I know, I know, a negative distance doesn’t really make sense when talking about physical units.  I still wanted to do it.  I mean, it made sense to me in my head.

Just like the idea of hand-authoring SVG to plan out workshop projects made sense to me.  I’m sure I could have done it a little faster and a little more intuitively in a vector editor, but I’d have had to buy one (my copy of Illustrator no longer runs on my Mac, more’s the pity) and if I’d gone that route, I wouldn’t have learned a lot more about SVG and its capabilities.  Either way, the end result is pleasing to me… at least for the time being.

Comments (4)

  1. Interesting that I stumbled upon this post as I am trying to better understand xlink:href in particular.

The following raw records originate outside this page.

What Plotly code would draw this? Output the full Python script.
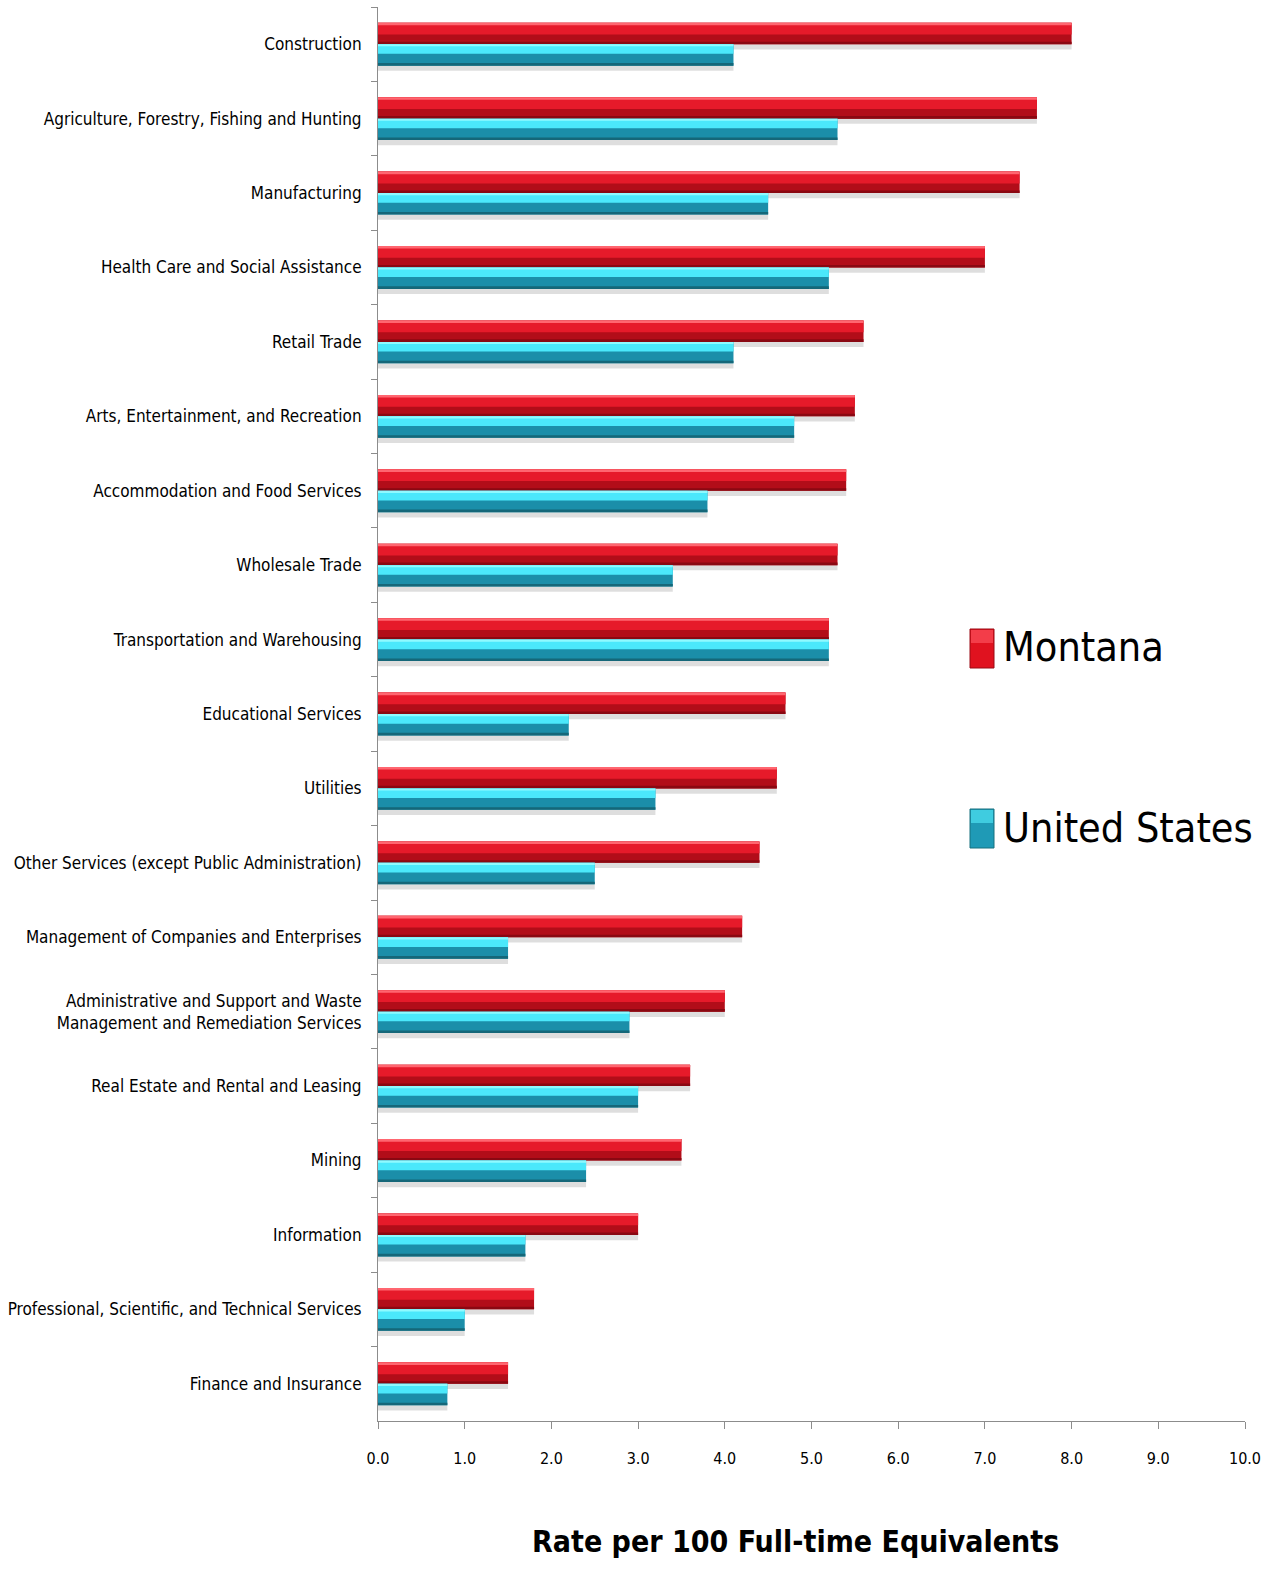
import plotly.graph_objects as go

categories = [
    "Construction",
    "Agriculture, Forestry, Fishing and Hunting",
    "Manufacturing",
    "Health Care and Social Assistance",
    "Retail Trade",
    "Arts, Entertainment, and Recreation",
    "Accommodation and Food Services",
    "Wholesale Trade",
    "Transportation and Warehousing",
    "Educational Services",
    "Utilities",
    "Other Services (except Public Administration)",
    "Management of Companies and Enterprises",
    "Administrative and Support and Waste<br>Management and Remediation Services",
    "Real Estate and Rental and Leasing",
    "Mining",
    "Information",
    "Professional, Scientific, and Technical Services",
    "Finance and Insurance",
]
montana = [8.0, 7.6, 7.4, 7.0, 5.6, 5.5, 5.4, 5.3, 5.2, 4.7, 4.6, 4.4, 4.2, 4.0, 3.6, 3.5, 3.0, 1.8, 1.5]
united_states = [4.1, 5.3, 4.5, 5.2, 4.1, 4.8, 3.8, 3.4, 5.2, 2.2, 3.2, 2.5, 1.5, 2.9, 3.0, 2.4, 1.7, 1.0, 0.8]

series_names = ["Montana", "United States"]
tick_vals = [0, 1, 2, 3, 4, 5, 6, 7, 8, 9, 10]

FONT = "DejaVu Sans Condensed, Liberation Sans Narrow, sans-serif"
BW = 0.288  # bar thickness in category units

# layered "3D" look: (offset within bar from top, thickness, colour)
mt_layers = [
    (0.0, 1.0, "#b20d19"),
    (0.0, 0.55, "#e61a2a"),
    (0.0, 0.12, "#ff6670"),
    (0.88, 0.12, "#8a0812"),
]
us_layers = [
    (0.0, 1.0, "#1b8ea9"),
    (0.0, 0.45, "#4be8fb"),
    (0.0, 0.10, "#8ffaff"),
    (0.88, 0.12, "#156779"),
]

fig = go.Figure()

# soft shadows below bars
fig.add_trace(go.Bar(x=montana, y=categories, orientation="h", offset=0.0, width=0.07,
                     marker=dict(color="rgba(0,0,0,0.13)", line=dict(width=0)),
                     showlegend=False, hoverinfo="skip"))
fig.add_trace(go.Bar(x=united_states, y=categories, orientation="h", offset=BW, width=0.07,
                     marker=dict(color="rgba(0,0,0,0.13)", line=dict(width=0)),
                     showlegend=False, hoverinfo="skip"))

for i, (off, th, col) in enumerate(mt_layers):
    fig.add_trace(go.Bar(x=montana, y=categories, orientation="h",
                         offset=-BW + off * BW, width=th * BW,
                         marker=dict(color=col, line=dict(width=0)),
                         name=series_names[0], showlegend=False,
                         hoverinfo="x+y" if i == 0 else "skip"))
for i, (off, th, col) in enumerate(us_layers):
    fig.add_trace(go.Bar(x=united_states, y=categories, orientation="h",
                         offset=off * BW, width=th * BW,
                         marker=dict(color=col, line=dict(width=0)),
                         name=series_names[1], showlegend=False,
                         hoverinfo="x+y" if i == 0 else "skip"))

L, R, T, B = 378, 35, 7, 151
W, H = 1280, 1572
pw, ph = W - L - R, H - T - B

def px_x(px):
    return (px - L) / pw

def px_y(py):
    return (H - B - py) / ph

shapes = []
annotations = []
legend_items = [
    (series_names[0], 629, 668, "#e0121f", "#ff5a66", "#9a0a14"),
    (series_names[1], 809, 848, "#1f9ab6", "#55eefc", "#16707f"),
]
for name, y0, y1, col, hi, edge in legend_items:
    shapes.append(dict(type="rect", xref="paper", yref="paper",
                       x0=px_x(970), x1=px_x(994), y0=px_y(y1), y1=px_y(y0),
                       fillcolor=col, line=dict(color=edge, width=1)))
    shapes.append(dict(type="rect", xref="paper", yref="paper",
                       x0=px_x(971), x1=px_x(993), y0=px_y(y0 + 14), y1=px_y(y0 + 1),
                       fillcolor=hi, line=dict(width=0), opacity=0.6))
    annotations.append(dict(text=name, xref="paper", yref="paper",
                            x=px_x(1001), y=px_y((y0 + y1) / 2 - 1),
                            xanchor="left", yanchor="middle", showarrow=False,
                            font=dict(family=FONT, size=41, color="#000000")))

annotations.append(dict(text="<b>Rate per 100 Full-time Equivalents</b>", xref="paper", yref="paper",
                        x=px_x(795), y=px_y(1541), xanchor="center", yanchor="middle",
                        showarrow=False, font=dict(family=FONT, size=30, color="#000000")))

fig.update_layout(
    width=W, height=H,
    margin=dict(l=L, r=R, t=T, b=B, pad=0, autoexpand=False),
    barmode="overlay",
    plot_bgcolor="white", paper_bgcolor="white",
    font=dict(family=FONT, color="#000000"),
    shapes=shapes, annotations=annotations,
    showlegend=False,
)
fig.update_xaxes(range=[0, 10], tickvals=tick_vals, tickformat=".1f", automargin=False,
                 showgrid=False, zeroline=False, showline=True, linecolor="#8c8c8c", linewidth=1,
                 ticks="outside", ticklen=7, tickcolor="#8c8c8c",
                 tickfont=dict(family=FONT, size=16, color="#000000"), ticklabelstandoff=16)
fig.update_yaxes(categoryorder="array", categoryarray=categories, autorange="reversed", automargin=False,
                 showgrid=False, zeroline=False, showline=True, linecolor="#8c8c8c", linewidth=1,
                 ticks="outside", ticklen=6, tickcolor="#8c8c8c", tickson="boundaries",
                 tickfont=dict(family=FONT, size=17, color="#000000"), ticklabelstandoff=12)

fig.write_html("out.html", config={"displayModeBar": False},
               post_script="document.body.style.margin='0';")
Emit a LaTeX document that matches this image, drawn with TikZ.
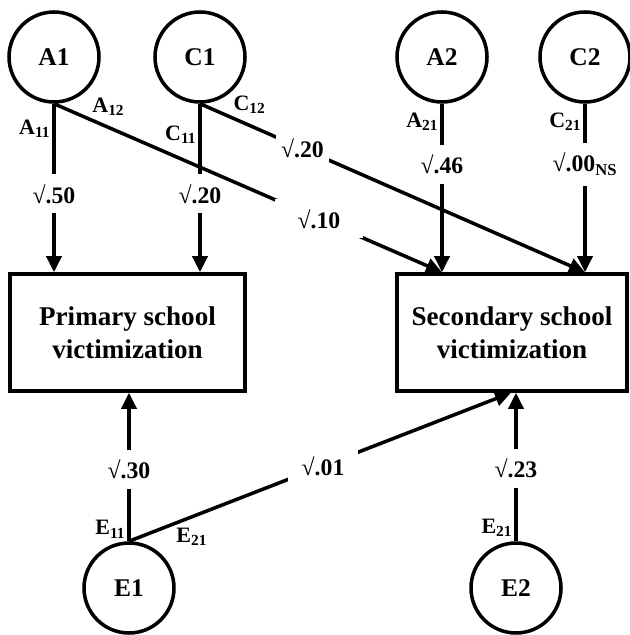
\documentclass[tikz,border=0pt]{standalone}
\usepackage{fontspec}
\setmainfont{Liberation Serif}
\usetikzlibrary{arrows.meta,positioning}

\begin{document}
\begin{tikzpicture}[
  factor/.style={circle,draw,line width=2pt,minimum size=1.8cm,inner sep=0pt,font=\fontsize{14.5}{17}\selectfont\bfseries},
  outcome/.style={rectangle,draw,line width=2pt,minimum width=4.7cm,minimum height=2.34cm,align=center,font=\fontsize{15.4}{18.8}\selectfont\bfseries},
  link/.style={line width=2pt},
  arr/.style={link,-{Triangle[length=0.32cm,width=0.3cm]}},
  coef/.style={fill=white,inner xsep=1pt,inner ysep=0.2cm,font=\fontsize{13.5}{15}\selectfont\bfseries},
  lbl/.style={inner sep=1pt,font=\fontsize{12.5}{14}\selectfont\bfseries}]

\useasboundingbox (0,0) rectangle (12.58,12.7);

\node[factor] (A1) at (1.08,11.56) {A1};
\node[factor] (C1) at (4.0,11.56) {C1};
\node[factor] (A2) at (8.84,11.56) {A2};
\node[factor] (C2) at (11.7,11.56) {C2};
\node[outcome] (prim) at (2.55,6.05) {Primary school\\victimization};
\node[outcome,minimum width=4.6cm] (sec) at (10.24,6.05) {Secondary school\\victimization};
\node[factor] (E1) at (2.58,0.94) {E1};
\node[factor] (E2) at (10.32,0.94) {E2};

% primary school paths
\draw[arr] (A1.south) -- node[coef,pos=0.535] (cA11) {√.50} node[lbl,pos=0.15,left] (lA11) {A\textsubscript{11}} (A1 |- prim.north);
\draw[arr] (C1.south) -- node[coef,pos=0.535] (cC11) {√.20} node[lbl,pos=0.186,left] (lC11) {C\textsubscript{11}} (C1 |- prim.north);
\draw[arr] (E1.north) -- node[coef,pos=0.483] (cE11) {√.30} node[lbl,pos=0.08,left] (lE11) {E\textsubscript{11}} (E1 |- prim.south);

% secondary school paths
\draw[arr] (A1.south) -- node[coef,pos=0.683,inner xsep=0.45cm] (cA12) {√.10} node[lbl,pos=0.09,anchor=south west] (lA12) {A\textsubscript{12}} (A2 |- sec.north);
\draw[arr] (C1.south) -- node[coef,pos=0.266,inner xsep=3pt,inner ysep=4pt] (cC12) {√.20} node[lbl,pos=0.078,anchor=south west] (lC12) {C\textsubscript{12}} (C2 |- sec.north);
\draw[arr] (A2.south) -- node[coef,pos=0.36] (cA21) {√.46} node[lbl,pos=0.105,left] (lA21) {A\textsubscript{21}} (A2 |- sec.north);
\draw[arr] (C2.south) -- node[coef,pos=0.36] (cC21) {√.00\textsubscript{NS}} node[lbl,pos=0.105,left] (lC21) {C\textsubscript{21}} (C2 |- sec.north);
\draw[arr] (E1.north) -- node[coef,pos=0.508,inner xsep=0.27cm,inner ysep=0.15cm] (cE21) {√.01} node[lbl,pos=0.115,anchor=north west] (lE21) {E\textsubscript{21}} ([xshift=-0.1cm]E2 |- sec.south);
\draw[arr] (E2.north) -- node[coef,pos=0.49] (cE22) {√.23} node[lbl,pos=0.09,left] (lE22) {E\textsubscript{21}} (E2 |- sec.south);

\end{tikzpicture}
\end{document}
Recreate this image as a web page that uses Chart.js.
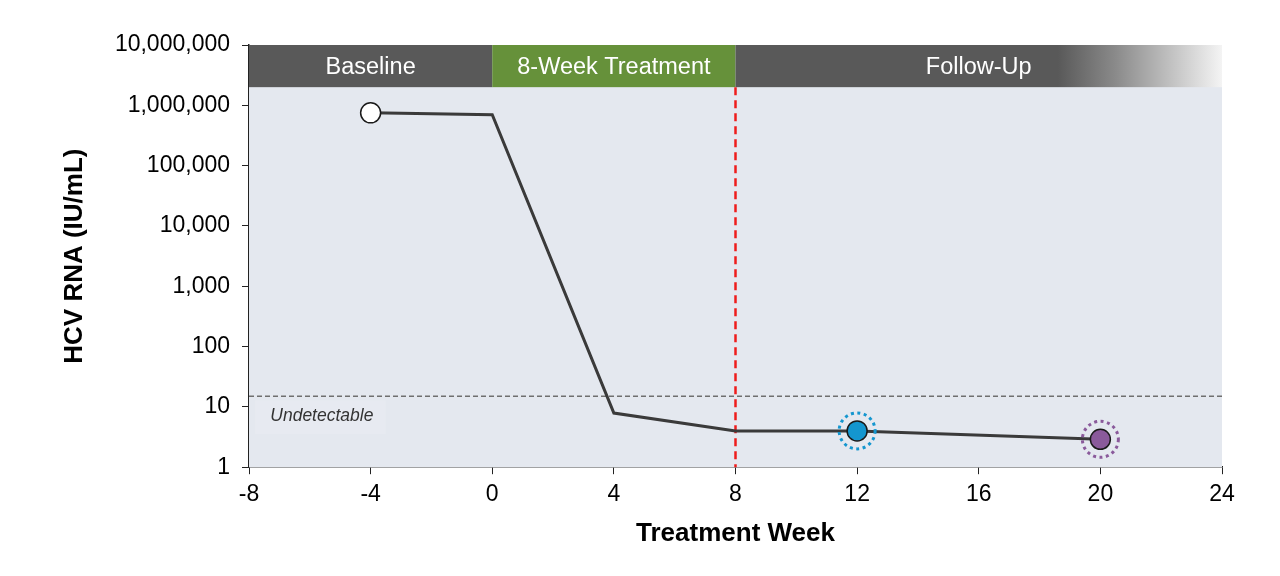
<!DOCTYPE html>
<html>
<head>
<meta charset="utf-8">
<script src="https://cdn.jsdelivr.net/npm/chart.js@4.4.0/dist/chart.umd.min.js"></script>
<style>
  html, body { margin: 0; padding: 0; background: #fff; }
  #wrap { width: 1280px; height: 576px; position: relative; }
</style>
</head>
<body>
<div id="wrap"><canvas id="hcvChart"></canvas></div>
<script>
// data
const weeks = [-4, 0, 4, 8, 12, 20];
const hcvRna = [750000, 700000, 7.9, 4, 4, 2.9];
const pointRadii = [10, 0, 0, 0, 10, 10];
const pointFills = ['#ffffff', '#3a3a3a', '#3a3a3a', '#3a3a3a', '#1496cf', '#8a5a9b'];
const ringColors = [null, null, null, null, '#1496cf', '#8a5a9b'];

const yTicks = [1, 10, 100, 1000, 10000, 100000, 1000000, 10000000];
const xTicks = [-8, -4, 0, 4, 8, 12, 16, 20, 24];

// header phases (week ranges)
const phaseNames = ['Baseline', '8-Week Treatment', 'Follow-Up'];
const phaseStart = [-8, 0, 8];
const phaseEnd = [0, 8, 24];
const phaseColors = ['#595959', '#66913a', '#595959'];
const bandBottom = 2000000;

const lloq = 15;        // undetectable threshold
const treatmentEnd = 8; // red dashed line

const overlay = {
  id: 'overlay',
  beforeDatasetsDraw(chart) {
    const { ctx, chartArea: a, scales: { x, y } } = chart;
    ctx.save();
    // plot background
    ctx.fillStyle = '#e4e8ef';
    ctx.fillRect(a.left, a.top, a.right - a.left, a.bottom - a.top);

    // header band
    const bTop = y.getPixelForValue(10000000);
    const bBot = y.getPixelForValue(bandBottom);
    phaseNames.forEach((name, i) => {
      const x0 = x.getPixelForValue(phaseStart[i]);
      const x1 = x.getPixelForValue(phaseEnd[i]);
      if (i === 2) {
        const gx = x.getPixelForValue(18.6);
        const g = ctx.createLinearGradient(gx, 0, x1, 0);
        g.addColorStop(0, phaseColors[i]);
        g.addColorStop(0.35, '#8a8a8a');
        g.addColorStop(1, '#f4f4f4');
        ctx.fillStyle = g;
        ctx.fillRect(x0, bTop, x1 - x0, bBot - bTop);
      } else {
        ctx.fillStyle = phaseColors[i];
        ctx.fillRect(x0, bTop, x1 - x0, bBot - bTop);
      }
      ctx.fillStyle = '#ffffff';
      ctx.font = '23.5px "Liberation Sans", Arial, sans-serif';
      ctx.textAlign = 'center';
      ctx.textBaseline = 'middle';
      const cx = i === 2 ? x.getPixelForValue(16) : (x0 + x1) / 2;
      ctx.fillText(name, cx, (bTop + bBot) / 2 + 1);
    });

    // undetectable label box
    const ly = y.getPixelForValue(lloq);
    ctx.fillStyle = 'rgba(255,255,255,0.12)';
    const lx0 = x.getPixelForValue(-7.8);
    const lx1 = x.getPixelForValue(-3.5);
    ctx.fillRect(lx0, ly + 4, lx1 - lx0, 34);
    ctx.fillStyle = '#333333';
    ctx.font = 'italic 17.5px "Liberation Sans", Arial, sans-serif';
    ctx.textAlign = 'left';
    ctx.textBaseline = 'middle';
    ctx.fillText('Undetectable', x.getPixelForValue(-7.3), ly + 20);

    // undetectable threshold
    ctx.strokeStyle = '#6f6f6f';
    ctx.lineWidth = 1.5;
    ctx.setLineDash([5, 3]);
    ctx.beginPath();
    ctx.moveTo(a.left, ly);
    ctx.lineTo(a.right, ly);
    ctx.stroke();

    // end of treatment
    const rx = x.getPixelForValue(treatmentEnd);
    ctx.strokeStyle = '#ee1c1c';
    ctx.lineWidth = 2.5;
    ctx.setLineDash([8, 5]);
    ctx.beginPath();
    ctx.moveTo(rx, bBot);
    ctx.lineTo(rx, a.bottom);
    ctx.stroke();
    ctx.restore();
  },
  afterDatasetsDraw(chart) {
    const { ctx, scales: { x, y } } = chart;
    ctx.save();
    ctx.lineWidth = 3;
    ctx.setLineDash([3, 3.5]);
    weeks.forEach((w, i) => {
      if (!ringColors[i]) return;
      ctx.strokeStyle = ringColors[i];
      ctx.beginPath();
      ctx.arc(x.getPixelForValue(w), y.getPixelForValue(hcvRna[i]), 18, 0, Math.PI * 2);
      ctx.stroke();
    });
    ctx.restore();
  }
};

new Chart(document.getElementById('hcvChart'), {
  type: 'line',
  data: {
    datasets: [{
      data: weeks.map((w, i) => ({ x: w, y: hcvRna[i] })),
      borderColor: '#3a3a3a',
      borderWidth: 3,
      pointRadius: pointRadii,
      pointBackgroundColor: pointFills,
      pointBorderColor: '#1a1a1a',
      pointBorderWidth: 1.5,
      tension: 0
    }]
  },
  options: {
    responsive: true,
    maintainAspectRatio: false,
    animation: false,
    layout: { padding: { left: 55, right: 58, top: 45, bottom: 23 } },
    plugins: { legend: { display: false }, tooltip: { enabled: false } },
    scales: {
      x: {
        type: 'linear',
        min: -8,
        max: 24,
        afterBuildTicks: s => { s.ticks = xTicks.map(v => ({ value: v })); },
        grid: { drawOnChartArea: false, color: '#222', tickLength: 7 },
        border: { color: '#222', width: 1.5 },
        ticks: { color: '#000', font: { family: 'Liberation Sans', size: 23 }, padding: 7 },
        title: {
          display: true,
          text: 'Treatment Week',
          color: '#000',
          font: { family: 'Liberation Sans', size: 26, weight: 'bold' },
          padding: { top: 2 }
        }
      },
      y: {
        type: 'logarithmic',
        min: 1,
        max: 10000000,
        afterBuildTicks: s => { s.ticks = yTicks.map(v => ({ value: v })); },
        afterFit: s => { s.width = 194; },
        grid: { drawOnChartArea: false, color: '#222', tickLength: 7 },
        border: { color: '#222', width: 1.5 },
        ticks: {
          color: '#000',
          font: { family: 'Liberation Sans', size: 23 },
          padding: 12,
          callback: v => v.toLocaleString('en-US')
        },
        title: {
          display: true,
          text: 'HCV RNA (IU/mL)',
          color: '#000',
          font: { family: 'Liberation Sans', size: 26, weight: 'bold' },
          padding: { bottom: 0 }
        }
      }
    }
  },
  plugins: [overlay]
});
</script>
</body>
</html>
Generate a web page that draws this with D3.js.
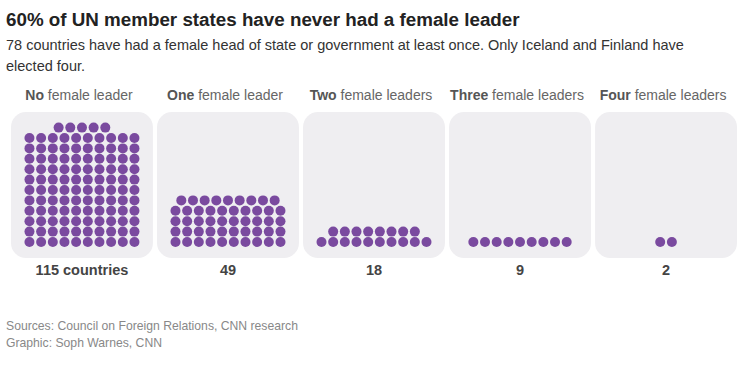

    I saw on MDN that it is deprecated since SVG2 (https://developer.mozilla.org/en-US/docs/Web/SVG/Attribute/xlink:href) and is no longer recommended. Yet, it seems particularly useful in your examples.

    Do you have any insight into the scope of its deprecation? Is it only for certain elements? The article referenced above isn’t specific.

  2. Hey, Bridget! I used xlink:href because it’s what SVG 1 recommends, and there appears to be little to no interest from browser vendors in implementing SVG 2. And I’d be really surprised if browsers ever removed SVG 1 support, even if they do change direction on SVG 2. See https://css-tricks.com/on-xlinkhref-being-deprecated-in-svg/ for more.

  3. I guess I could have done X-axis scaling transforms on the regular #shelf primitive. […] It would have squished the support rails a tiny bit, but not enough to throw off precision cuts or anything.

    This is a problem with just about any image format I can name and it frustrates me to no end!!

    Image scaling and real-world scaling end up meaning slightly different things nine times out of ten. I wish they could be approximated with two different operations.

  4. Hi Eric. This is a cool use of SVG and a great project! As I was reading and thinking, I found myself comparing this to OpenSCAD syntax . Anyway, I think you’d enjoy playing around with that a bit, too. Have a great day!